Problem description: Reproduce the listing below in full and without alteration, apart from its pictures.

***** Information shown

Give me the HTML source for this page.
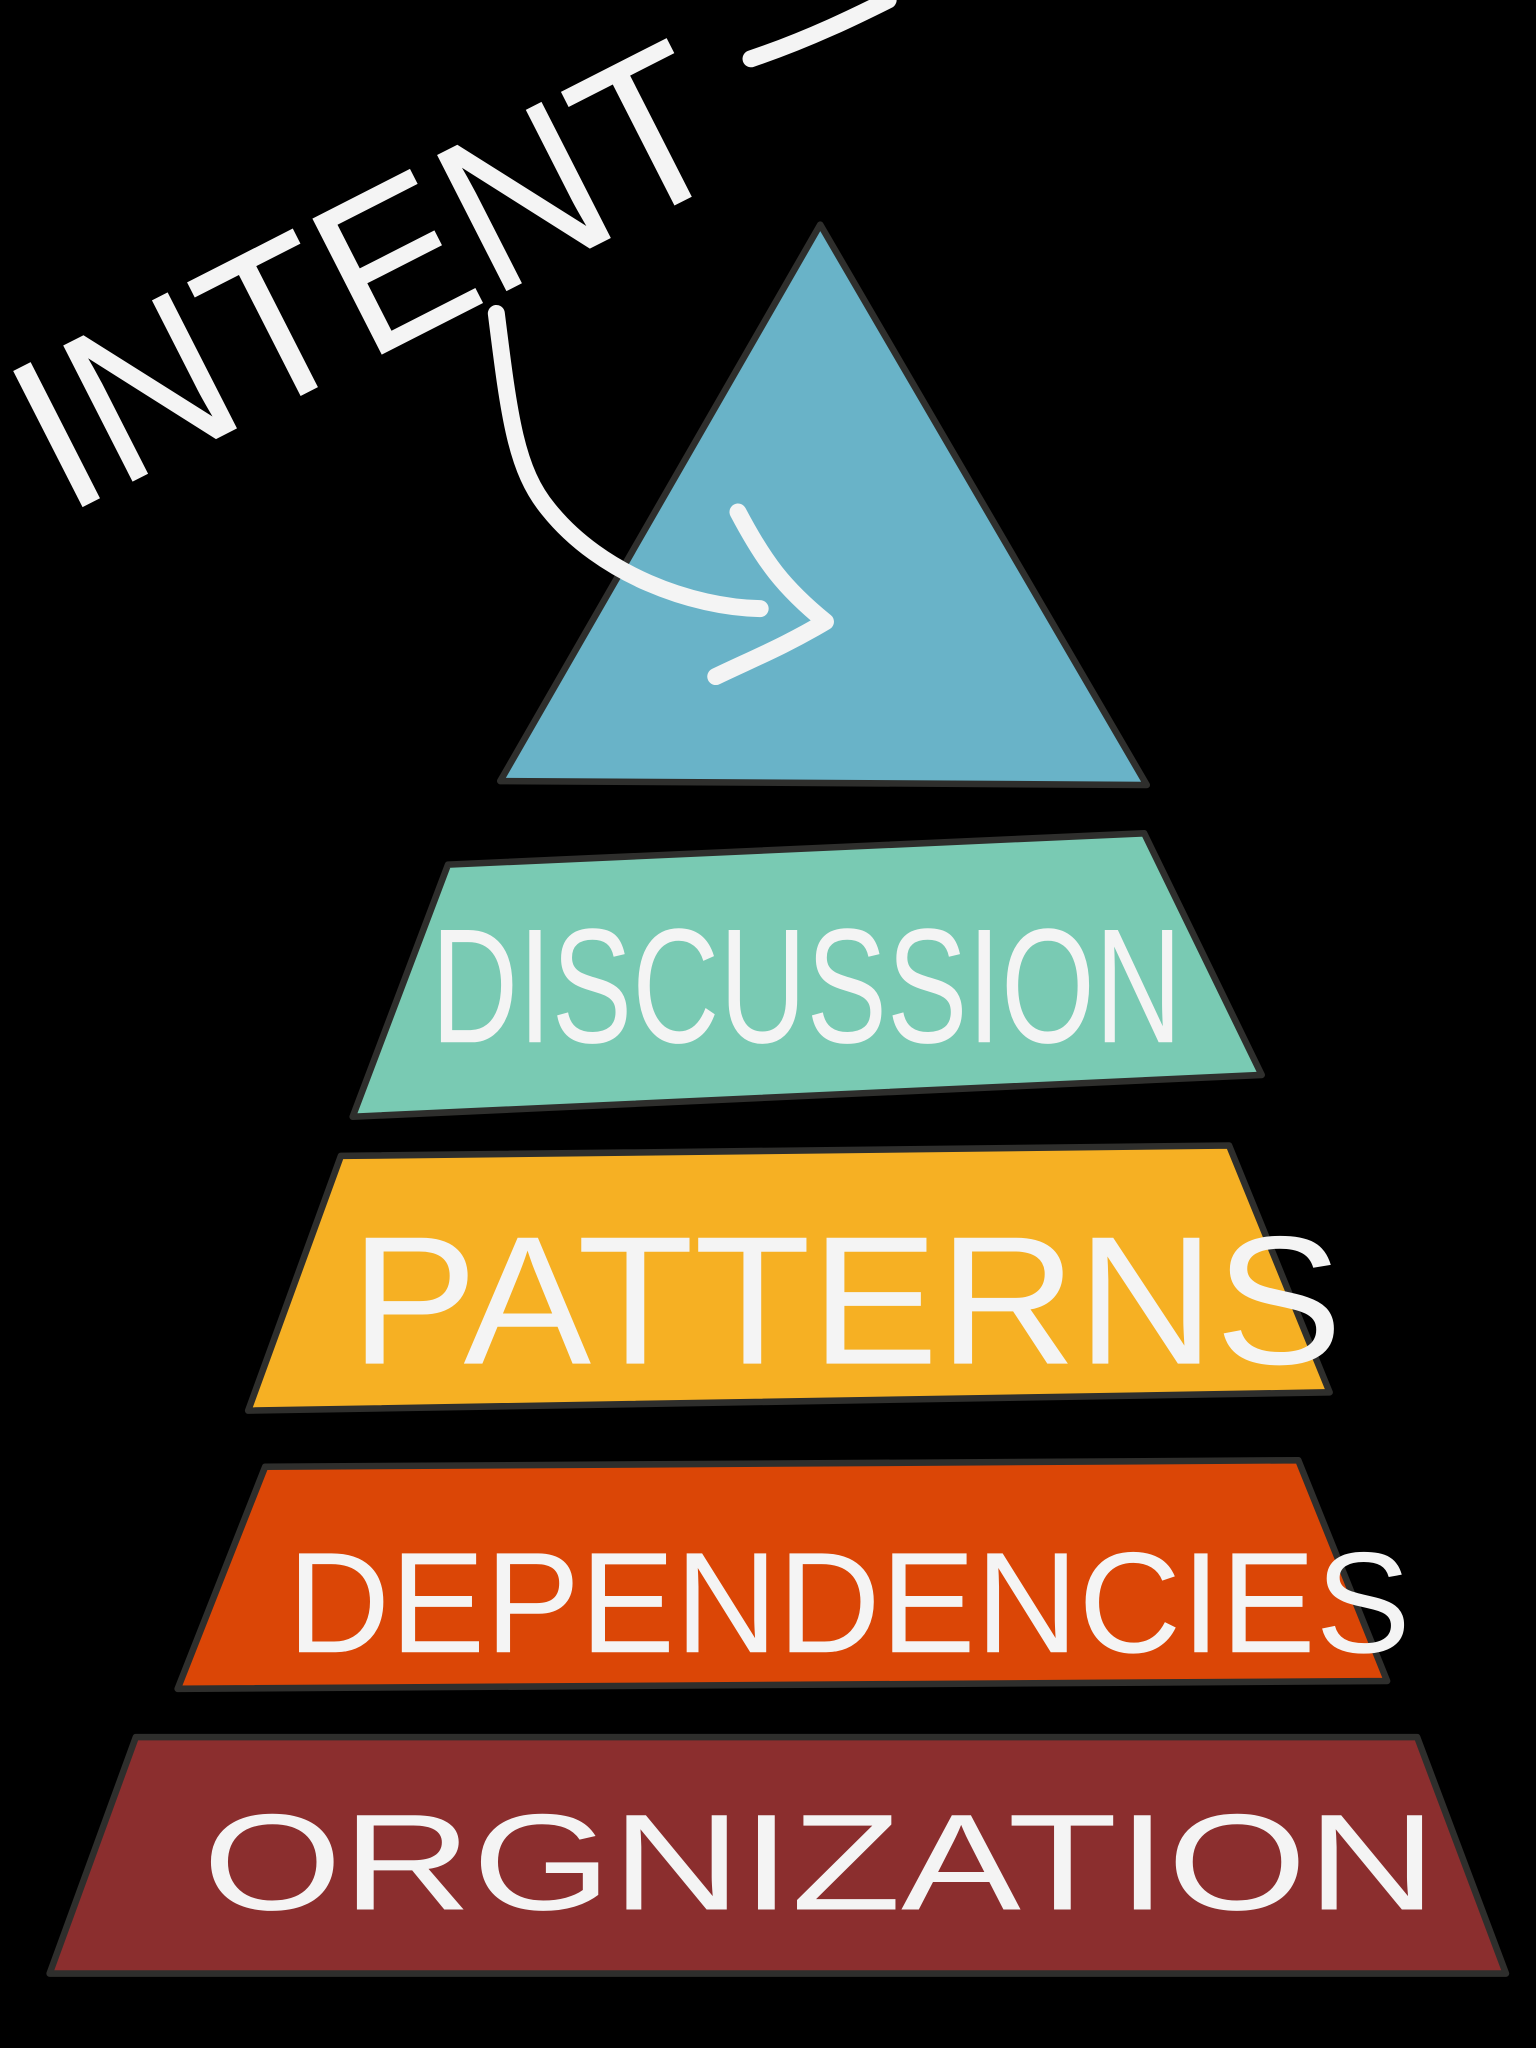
<!DOCTYPE html>
<html><head><meta charset="utf-8"><style>
html,body{margin:0;padding:0;background:#000;}
svg{display:block;}
text{font-family:"Liberation Sans",sans-serif;fill:#f4f4f4;stroke:none;}
</style></head><body>
<svg width="1536" height="2048" viewBox="0 0 1176 1568" xmlns="http://www.w3.org/2000/svg">
<rect width="1176" height="1568" fill="#000"/>
<g stroke="#2e2e2c" stroke-width="5" stroke-linejoin="round">
<polygon points="628,172 383,598 878,601" fill="#69b3c8"/>
<polygon points="343,662 876,638 966,823 270,855" fill="#79cab3"/>
<polygon points="261,885 941,877 1018,1066 190,1080" fill="#f6b023"/>
<polygon points="203,1123 994,1118 1062,1287 136,1293" fill="#db4606"/>
<polygon points="104,1330 1085,1330 1153,1511 38,1511" fill="#8b2e2e"/>
</g>
<g fill="none" stroke="#f4f4f4" stroke-width="13" stroke-linecap="round" stroke-linejoin="round">
<path d="M380,240 C390,320 395,360 420,390 C460,440 530,465 582,466"/>
<path d="M565,392 C585,430 600,450 632,476 C600,495 575,505 548,518"/>
<path d="M575,45 C620,30 660,10 680,0"/>
</g>
<text x="50" y="395" font-size="170" textLength="580" lengthAdjust="spacingAndGlyphs" transform="rotate(-27 50 395)">INTENT</text>
<text x="330" y="798" font-size="125" textLength="575" lengthAdjust="spacingAndGlyphs">DISCUSSION</text>
<text x="268" y="1044" font-size="140" textLength="760" lengthAdjust="spacingAndGlyphs">PATTERNS</text>
<text x="220" y="1265" font-size="110" textLength="860" lengthAdjust="spacingAndGlyphs">DEPENDENCIES</text>
<text x="155" y="1462" font-size="105" textLength="945" lengthAdjust="spacingAndGlyphs">ORGNIZATION</text>
</svg>
</body></html>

**********

Answer to the task:
Give me the HTML source for this page.
<!DOCTYPE html>
<html><head><meta charset="utf-8"><style>
html,body{margin:0;padding:0;background:#000;}
svg{display:block;}
text{font-family:"Liberation Sans",sans-serif;fill:#f4f4f4;stroke:none;}
</style></head><body>
<svg width="1536" height="2048" viewBox="0 0 1176 1568" xmlns="http://www.w3.org/2000/svg">
<rect width="1176" height="1568" fill="#000"/>
<g stroke="#2e2e2c" stroke-width="5" stroke-linejoin="round">
<polygon points="628,172 383,598 878,601" fill="#69b3c8"/>
<polygon points="343,662 876,638 966,823 270,855" fill="#79cab3"/>
<polygon points="261,885 941,877 1018,1066 190,1080" fill="#f6b023"/>
<polygon points="203,1123 994,1118 1062,1287 136,1293" fill="#db4606"/>
<polygon points="104,1330 1085,1330 1153,1511 38,1511" fill="#8b2e2e"/>
</g>
<g fill="none" stroke="#f4f4f4" stroke-width="13" stroke-linecap="round" stroke-linejoin="round">
<path d="M380,240 C390,320 395,360 420,390 C460,440 530,465 582,466"/>
<path d="M565,392 C585,430 600,450 632,476 C600,495 575,505 548,518"/>
<path d="M575,45 C620,30 660,10 680,0"/>
</g>
<text x="50" y="395" font-size="170" textLength="580" lengthAdjust="spacingAndGlyphs" transform="rotate(-27 50 395)">INTENT</text>
<text x="330" y="798" font-size="125" textLength="575" lengthAdjust="spacingAndGlyphs">DISCUSSION</text>
<text x="268" y="1044" font-size="140" textLength="760" lengthAdjust="spacingAndGlyphs">PATTERNS</text>
<text x="220" y="1265" font-size="110" textLength="860" lengthAdjust="spacingAndGlyphs">DEPENDENCIES</text>
<text x="155" y="1462" font-size="105" textLength="945" lengthAdjust="spacingAndGlyphs">ORGNIZATION</text>
</svg>
</body></html>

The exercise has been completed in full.